Gessel’s remarks were followed by a Q&A with Greg Clayman, executive vice president of digital distribution for MTV, who also ended up concentrating on the iPhone. Clayman runs cross-channel digital businesses for MTV, and he said mobile is probably the biggest channel he oversees.
He also said that the three largest areas of growth for MTV’s mobile division are mobile video, mobile Web, and iPhone apps. “Prior to the Apple iPhone, the apps business was very difficult for us,” he said.
Clayman compared the ease and relatively low cost of developing for the iPhone versus the expense of developing an app for the rest of the fragmented market. “There’s only 17 million iPhone handsets worldwide,” Clayman noted. “But it’s still one platform and you can release an app once and it’s marketed to all of those users instantly.”
MTV has released a number of apps for the iPhone. Clayman said they’ve done well, specifically noting a Sponge Bob application from its Nickelodean division.
Clayman went on to say that MTV is interested in developing applications for the rest of the market but that it’s currently a very complicated and costly endeavor. However, he does see hope in the growing share of the market held by smartphones.
“What we find interesting is that as more people are going from feature phones to smartphones … so do we get to a place where there are four or five smartphones platforms and then be able to hit 50 percent of the market?”
While fragmentation was an undercurrent of the Billboard event, there was still time to highlight some of the more recent success stories from the world of mobile advertising.
Dalton Caldwell, founder and CEO of imeem, and Michael Sprague, Kia’s vice president of marketing for North America, talked about their partnership in creating a successful digital campaign for Kia’s new vehicle, the Soul.
Kia chose to roll out its campaign through the branded imeem application, which offers a free ad-based music service on the Android platform. Imeem is currently user-installed on one in every three Android phones.
The combination of music and mobile was a good fit for the Kia Soul demographic –
mid-twenty-year-olds just out of college.
Sprague and Caldwell stressed the unique aspects of mobile, including the ability to target a very specific demographic with an interactive experience. “It’s important to give the customer an experience that fits them,” Sprague said.
While cases like Kia and imeem are definitely out there, they’re still the exception. The reach of mobile remains relatively small compared to other avenues. It’s also an unknown for advertisers and is usually funded with funds from experimental budgets.
That may be changing, according to a panel on premium content.

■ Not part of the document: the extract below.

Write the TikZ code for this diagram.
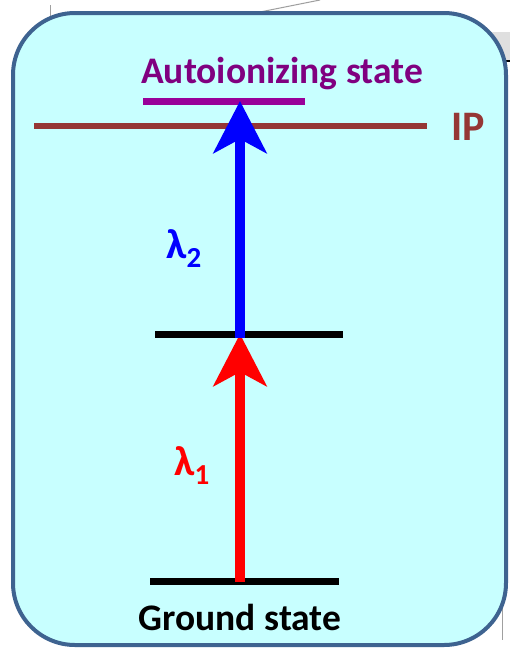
\documentclass[tikz,border=0pt]{standalone}
\usepackage{fontspec}
\setmainfont{Carlito}
\usetikzlibrary{arrows.meta}
\definecolor{boxfill}{HTML}{C8FFFF}
\definecolor{boxdraw}{HTML}{3E6390}
\definecolor{autocol}{HTML}{800080}
\definecolor{autoline}{HTML}{990099}
\definecolor{ipcol}{HTML}{953735}
\definecolor{stray}{HTML}{A0A0A0}
\newcommand{\lamsub}[1]{λ\raisebox{-9pt}{\fontsize{29}{30}\selectfont #1}}
\tikzset{
  level/.style={line width=7pt},
  lbl/.style={font=\bfseries\fontsize{37.5}{42}\selectfont, inner sep=0pt},
  lam/.style={font=\bfseries\fontsize{42}{46}\selectfont, inner sep=0pt, anchor=base west},
  photon/.style={line width=10pt, -{Stealth[length=52pt, width=53pt, inset=14pt]}}
}
\begin{document}
\begin{tikzpicture}[x=1pt,y=-1pt]
\useasboundingbox (0,0) rectangle (510,649);
% stray background pieces
\fill[gray!25] (488,32) rectangle (510,62);
\draw[black, line width=1.5pt] (503,61) -- (510,61);
\draw[stray, line width=1pt] (50,5) -- (50,28);
\draw[stray, line width=1pt] (250,14) -- (320,0);
\draw[stray, line width=1pt] (502,560) -- (502,640);
% box
\draw[boxdraw, fill=boxfill, line width=4pt, rounded corners=62pt] (13,13) rectangle (506,645);
% levels
\coordinate (g) at (240,581);
\coordinate (m) at (240,334);
\coordinate (a) at (240,101);
\draw[level, black] (150,581) -- (339,581);
\draw[level, black] (155,334) -- (343,334);
\draw[ipcol, line width=6pt] (34,125.5) -- (427,125.5);
\draw[autoline, line width=7pt] (143,101.5) -- (305,101.5);
% arrows
\draw[photon, red] ([yshift=-1pt]g) -- (m);
\draw[photon, blue] ([yshift=-4pt]m) -- (a);
% labels
\node[lbl, text=autocol] (auto) at (282,74) {Autoionizing state};
\node[lbl, text=ipcol, font=\bfseries\fontsize{42}{46}\selectfont] (ip) at (468,127) {IP};
\node[lbl, text=black] (gs) at (240,617) {Ground state};
\node[lam, text=blue] (l2) at (166,258) {\lamsub{2}};
\node[lam, text=red] (l1) at (174,475) {\lamsub{1}};
\end{tikzpicture}
\end{document}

Eric Litman, CEO of MediaLets, said there’s a trade-off happening. “Experimental budgets are growing, but also more of mainstream budgets are going to mobile,” he said.
Litman also said that this could be another year of learning curve for the mobile space. “The mobile advertising market is big on predictions. The dollars that we’ll see in ad spend are not going to be as great as people thought, but it’s not going to be as bad either.”
The event also featured Rob Thomas, lead singer for Matchbox 20. Thomas was interviewed by Bill Werde, editorial director for Billboard. Thomas’ appearance was meant to highlight the changing landscape of the music industry as digital and mobile become the main channels for delivery and promotion.
Werde began by inquiring about Thomas’ creative process. “I start with the ringtone, and I build out from there,” quipped Thomas.
Thomas went on to express his enthusiasm for services like Twitter and a new application called Fanbase as a way to connect with fans on a more personal level. “I’m a twittering fool,” Thomas said. “You’re essentially eliminating the middle-man between you and your fans.”
But he also lamented the current state of music distribution as delivery channels change.
In probably the only discouraging words uttered about Apple at the event, Thomas noted that iTunes pretty much did away with the idea of crafting an album. “The fact that they’ve kind of dictated how the music is delivered is kind of a bummer,” Thomas said, but he admitted to downloading two or three new albums every week on iTunes.
After Thomas left the stage, the event returned to business with a panel on what advertisers want from mobile entertainment.
Brian Bros, senior vice president and convergence director for Mindshare, and Jamie Wells, U.S. mobile director for OMD’s Ignition Factory, were quick to point out what’s working in the mobile space, but they also added some balance to an otherwise mobile-centric room.
“I think that some of the hyperbole that mobile is the glue that connects all these different media types is a little bit overblown. What I do think is that people gravitate towards the largest screen. Then when they’re away from home, they defer to the phone,” Bros said.
While Wells didn’t entirely agree with Bros, he was also cautious about some of the hype surrounding the medium. “Mobile still has a ways to go before it can compete with more efficient channels like the Web,” Wells said.
“Any new channel, you’re going to have some hesitancy,” Bros said. “It’s just a relatively small base. It may be five times more effective, but it’s only about 15 percent of the population. So how much are you going to spend on that small of a vertical?”
While there may not have been a lot of conclusions reached, Billboard’s event proved that even in a recession, there’s still a vibrant discourse surrounding the world of mobile content and advertising.